The MS would be much improved if the analysis was extended to identify the drivers of the what the authors call uncertainty, ie intermodel spread. At present, the MS doesn't give enough information on how the ML and GC data were used to compute trends, and whether it was as statistically advanced as for the reanalysis data, separating processes at different timescales. In short, if the comparison is between similar quantities.

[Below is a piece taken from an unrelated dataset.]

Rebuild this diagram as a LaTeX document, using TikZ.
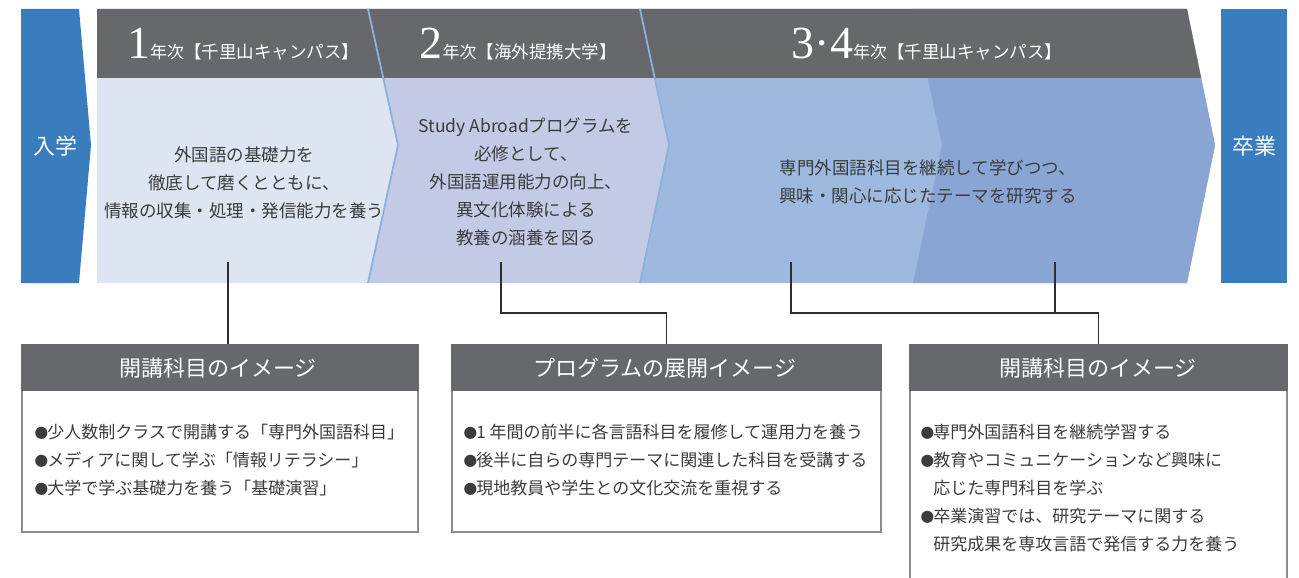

It would be interesting to discuss the limitations of working with reanalysis datasets, and indeed the relative strengths and weaknesses of ML and GC data in deriving trends for comparison with observations. The ML and MLR analysis would be stronger if the role of additional chemical, meteorological and climate variables were included to capture a fuller picture of ozone drivers, e.g. solar radiation, soil moisture, vegetation cover, or climate indices like ENSO in driving uncertainty was quantified. Similarly, clustering techniques would be valuable to augment the region based approach and would provide better understanding of the similarity between stations.
To enhance its impact, in broad terms, I'd suggest to provide more detailed justifications for their methods, expand the analysis to include additional variables and uncertainties, and focus on identifying the main drivers of ozone trends. By addressing these points, the value of the study would be increased for researchers and policymakers working to mitigate ozone pollution under changing meteorological conditions.
Finally, regarding data availability, the data do not conform to Copernicus poloicy which states that "access to data is by depositing them (as well as related metadata) in FAIR-aligned reliable public data repositories, assigning digital object identifiers, and properly citing data sets as individual contributions.". This needs to be addressed via a DOI via archiving through Zenodo or similar of the entire O3 dataset.
Minor comments
L31 rapid not repaid
L266 uncertainties caused by multi-model is not clear. How are they caused? what is 'multi-model'in this context?
L296 interesting, but please add reasons why PBLH in FNL introduces these issues.